Up to and including the line that contains "417, 488, 530]", repeat each line of the data exactly, starting from the first.
====== SOURCE MATERIAL
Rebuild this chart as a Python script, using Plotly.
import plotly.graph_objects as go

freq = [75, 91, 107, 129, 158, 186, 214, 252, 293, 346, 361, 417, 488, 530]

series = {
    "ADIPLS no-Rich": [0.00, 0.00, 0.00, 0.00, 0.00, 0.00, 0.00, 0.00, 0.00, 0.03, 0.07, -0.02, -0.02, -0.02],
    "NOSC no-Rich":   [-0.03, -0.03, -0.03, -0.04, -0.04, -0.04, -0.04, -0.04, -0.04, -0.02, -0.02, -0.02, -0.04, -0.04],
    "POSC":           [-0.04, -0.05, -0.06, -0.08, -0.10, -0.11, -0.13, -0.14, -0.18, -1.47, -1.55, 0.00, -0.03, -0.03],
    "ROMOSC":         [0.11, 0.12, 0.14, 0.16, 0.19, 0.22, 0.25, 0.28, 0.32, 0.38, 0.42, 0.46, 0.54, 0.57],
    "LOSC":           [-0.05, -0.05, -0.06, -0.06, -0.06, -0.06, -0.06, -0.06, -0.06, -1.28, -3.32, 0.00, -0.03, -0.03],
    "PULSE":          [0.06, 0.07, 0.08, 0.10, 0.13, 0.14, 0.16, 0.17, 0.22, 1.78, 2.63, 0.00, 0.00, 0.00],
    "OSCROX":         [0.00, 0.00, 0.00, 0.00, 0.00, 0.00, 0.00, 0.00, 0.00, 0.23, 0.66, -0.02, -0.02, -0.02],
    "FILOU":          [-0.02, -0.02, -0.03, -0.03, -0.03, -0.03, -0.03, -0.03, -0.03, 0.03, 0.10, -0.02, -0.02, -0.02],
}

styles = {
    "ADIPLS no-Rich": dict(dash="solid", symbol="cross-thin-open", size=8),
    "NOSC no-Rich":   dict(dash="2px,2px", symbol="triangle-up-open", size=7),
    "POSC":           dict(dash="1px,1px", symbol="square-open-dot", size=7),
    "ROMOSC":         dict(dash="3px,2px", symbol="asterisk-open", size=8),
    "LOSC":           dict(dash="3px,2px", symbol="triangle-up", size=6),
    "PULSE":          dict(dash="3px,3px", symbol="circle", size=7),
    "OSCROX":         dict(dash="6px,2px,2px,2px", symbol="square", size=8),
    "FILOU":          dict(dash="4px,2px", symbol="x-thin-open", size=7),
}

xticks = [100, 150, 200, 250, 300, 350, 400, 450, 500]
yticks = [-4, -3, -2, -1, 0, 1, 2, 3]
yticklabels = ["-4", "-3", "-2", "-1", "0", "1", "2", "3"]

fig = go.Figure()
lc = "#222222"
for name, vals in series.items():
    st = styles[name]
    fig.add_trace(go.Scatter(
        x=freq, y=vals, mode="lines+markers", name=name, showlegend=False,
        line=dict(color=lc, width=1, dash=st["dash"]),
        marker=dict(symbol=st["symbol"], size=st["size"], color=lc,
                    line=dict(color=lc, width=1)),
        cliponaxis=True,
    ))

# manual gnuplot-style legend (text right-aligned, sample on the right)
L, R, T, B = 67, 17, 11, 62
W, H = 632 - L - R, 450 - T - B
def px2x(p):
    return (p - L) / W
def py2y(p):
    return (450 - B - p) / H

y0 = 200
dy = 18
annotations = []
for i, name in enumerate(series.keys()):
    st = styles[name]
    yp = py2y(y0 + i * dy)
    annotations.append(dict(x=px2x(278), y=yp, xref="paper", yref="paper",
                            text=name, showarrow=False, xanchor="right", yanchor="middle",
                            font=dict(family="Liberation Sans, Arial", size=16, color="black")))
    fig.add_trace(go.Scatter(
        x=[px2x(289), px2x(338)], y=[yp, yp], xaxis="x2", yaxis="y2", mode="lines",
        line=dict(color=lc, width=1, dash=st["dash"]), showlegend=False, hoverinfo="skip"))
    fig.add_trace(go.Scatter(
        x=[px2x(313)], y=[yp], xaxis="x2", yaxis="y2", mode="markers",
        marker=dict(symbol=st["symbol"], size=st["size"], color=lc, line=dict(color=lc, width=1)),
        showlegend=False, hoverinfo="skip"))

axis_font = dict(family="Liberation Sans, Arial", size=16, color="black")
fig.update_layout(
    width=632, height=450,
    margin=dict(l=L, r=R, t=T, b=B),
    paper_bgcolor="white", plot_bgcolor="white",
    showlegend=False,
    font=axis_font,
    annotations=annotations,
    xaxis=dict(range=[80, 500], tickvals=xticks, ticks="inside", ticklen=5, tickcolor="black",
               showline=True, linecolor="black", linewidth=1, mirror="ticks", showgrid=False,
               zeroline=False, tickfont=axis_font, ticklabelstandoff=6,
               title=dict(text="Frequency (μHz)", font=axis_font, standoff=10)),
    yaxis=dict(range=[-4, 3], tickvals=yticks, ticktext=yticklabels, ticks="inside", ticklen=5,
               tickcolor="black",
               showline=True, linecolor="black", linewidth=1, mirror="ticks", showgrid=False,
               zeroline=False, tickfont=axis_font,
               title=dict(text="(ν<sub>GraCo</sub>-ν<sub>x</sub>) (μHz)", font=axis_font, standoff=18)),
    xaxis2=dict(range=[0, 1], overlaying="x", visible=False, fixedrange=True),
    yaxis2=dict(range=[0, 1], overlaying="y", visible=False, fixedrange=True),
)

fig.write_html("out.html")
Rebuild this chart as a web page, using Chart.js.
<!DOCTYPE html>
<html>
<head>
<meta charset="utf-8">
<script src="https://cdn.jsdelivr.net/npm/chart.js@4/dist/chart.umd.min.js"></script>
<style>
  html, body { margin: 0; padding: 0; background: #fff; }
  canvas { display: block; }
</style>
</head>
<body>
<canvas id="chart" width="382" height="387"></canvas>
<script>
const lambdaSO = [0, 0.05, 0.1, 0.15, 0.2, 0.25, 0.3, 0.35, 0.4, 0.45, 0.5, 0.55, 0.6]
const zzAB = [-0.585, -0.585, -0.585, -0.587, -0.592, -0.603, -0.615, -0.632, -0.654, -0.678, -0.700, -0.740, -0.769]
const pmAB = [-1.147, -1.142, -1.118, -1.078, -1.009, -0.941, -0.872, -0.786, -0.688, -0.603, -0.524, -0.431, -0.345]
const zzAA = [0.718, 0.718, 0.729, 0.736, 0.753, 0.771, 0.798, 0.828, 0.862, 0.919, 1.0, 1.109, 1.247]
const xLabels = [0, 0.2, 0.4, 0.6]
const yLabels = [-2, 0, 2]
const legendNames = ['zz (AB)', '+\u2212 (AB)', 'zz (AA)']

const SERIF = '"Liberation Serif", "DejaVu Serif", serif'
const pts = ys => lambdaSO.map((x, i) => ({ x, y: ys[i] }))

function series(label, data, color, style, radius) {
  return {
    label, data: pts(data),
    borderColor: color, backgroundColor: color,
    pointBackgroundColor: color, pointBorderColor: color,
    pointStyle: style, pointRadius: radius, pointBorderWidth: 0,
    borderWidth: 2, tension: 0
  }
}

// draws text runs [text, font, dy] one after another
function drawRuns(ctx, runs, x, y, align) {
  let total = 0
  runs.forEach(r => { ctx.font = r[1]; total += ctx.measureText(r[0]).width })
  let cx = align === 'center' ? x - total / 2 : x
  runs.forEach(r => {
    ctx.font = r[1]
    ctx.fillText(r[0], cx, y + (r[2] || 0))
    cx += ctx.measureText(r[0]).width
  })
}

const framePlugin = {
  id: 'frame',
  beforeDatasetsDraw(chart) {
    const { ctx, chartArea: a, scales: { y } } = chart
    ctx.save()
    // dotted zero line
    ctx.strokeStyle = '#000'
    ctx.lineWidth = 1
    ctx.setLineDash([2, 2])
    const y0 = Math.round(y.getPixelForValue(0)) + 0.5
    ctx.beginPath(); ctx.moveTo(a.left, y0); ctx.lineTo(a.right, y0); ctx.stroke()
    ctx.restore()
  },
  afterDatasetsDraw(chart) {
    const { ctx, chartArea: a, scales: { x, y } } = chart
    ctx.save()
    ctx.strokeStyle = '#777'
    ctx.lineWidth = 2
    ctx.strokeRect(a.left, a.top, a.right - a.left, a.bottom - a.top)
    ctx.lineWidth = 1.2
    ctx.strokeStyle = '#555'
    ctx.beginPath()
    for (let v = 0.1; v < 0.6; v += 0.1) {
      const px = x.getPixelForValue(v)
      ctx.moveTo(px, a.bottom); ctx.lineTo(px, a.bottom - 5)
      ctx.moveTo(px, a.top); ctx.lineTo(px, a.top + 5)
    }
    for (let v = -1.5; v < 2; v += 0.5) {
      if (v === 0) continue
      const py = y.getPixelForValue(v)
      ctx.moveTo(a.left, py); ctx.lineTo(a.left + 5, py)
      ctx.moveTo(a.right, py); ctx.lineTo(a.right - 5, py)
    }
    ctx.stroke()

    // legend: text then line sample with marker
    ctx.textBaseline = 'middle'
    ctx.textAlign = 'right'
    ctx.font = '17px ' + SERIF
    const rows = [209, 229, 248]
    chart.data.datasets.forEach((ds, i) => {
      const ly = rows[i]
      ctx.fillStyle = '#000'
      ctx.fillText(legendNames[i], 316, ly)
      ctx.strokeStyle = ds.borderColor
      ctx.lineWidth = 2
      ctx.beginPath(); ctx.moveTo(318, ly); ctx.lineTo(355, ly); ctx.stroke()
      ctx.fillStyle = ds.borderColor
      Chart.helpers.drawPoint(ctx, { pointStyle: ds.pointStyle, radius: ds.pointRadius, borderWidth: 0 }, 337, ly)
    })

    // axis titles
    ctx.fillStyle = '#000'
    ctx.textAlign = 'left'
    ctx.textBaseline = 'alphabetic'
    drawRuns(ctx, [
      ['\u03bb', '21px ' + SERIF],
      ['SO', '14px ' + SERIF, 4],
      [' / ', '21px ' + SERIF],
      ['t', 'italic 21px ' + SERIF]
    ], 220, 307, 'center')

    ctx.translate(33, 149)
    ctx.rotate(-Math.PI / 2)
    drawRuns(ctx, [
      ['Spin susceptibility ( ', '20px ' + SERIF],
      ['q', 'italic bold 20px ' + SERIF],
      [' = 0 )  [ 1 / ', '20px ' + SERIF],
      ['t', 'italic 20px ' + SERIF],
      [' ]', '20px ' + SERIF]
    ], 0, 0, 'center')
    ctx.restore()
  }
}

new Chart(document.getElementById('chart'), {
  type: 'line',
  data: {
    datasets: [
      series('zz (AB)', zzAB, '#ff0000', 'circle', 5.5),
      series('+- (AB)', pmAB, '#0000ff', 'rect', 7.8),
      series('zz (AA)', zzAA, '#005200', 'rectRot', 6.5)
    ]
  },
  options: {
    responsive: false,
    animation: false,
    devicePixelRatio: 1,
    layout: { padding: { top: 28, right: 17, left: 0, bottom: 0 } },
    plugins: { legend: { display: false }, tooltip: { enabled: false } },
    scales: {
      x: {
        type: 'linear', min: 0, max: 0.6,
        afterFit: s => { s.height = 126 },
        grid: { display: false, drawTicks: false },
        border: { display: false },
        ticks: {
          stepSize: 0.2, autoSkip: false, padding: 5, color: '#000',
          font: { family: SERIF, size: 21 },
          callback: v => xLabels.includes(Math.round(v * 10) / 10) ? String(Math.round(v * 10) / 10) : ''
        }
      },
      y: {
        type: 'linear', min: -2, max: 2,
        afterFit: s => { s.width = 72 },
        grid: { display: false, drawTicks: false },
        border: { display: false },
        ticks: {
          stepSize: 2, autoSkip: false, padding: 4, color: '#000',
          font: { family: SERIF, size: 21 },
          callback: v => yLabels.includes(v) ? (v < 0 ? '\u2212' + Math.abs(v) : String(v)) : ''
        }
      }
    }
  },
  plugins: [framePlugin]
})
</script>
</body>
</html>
============
- [EXPECTED ANSWER]
Rebuild this chart as a Python script, using Plotly.
import plotly.graph_objects as go

freq = [75, 91, 107, 129, 158, 186, 214, 252, 293, 346, 361, 417, 488, 530]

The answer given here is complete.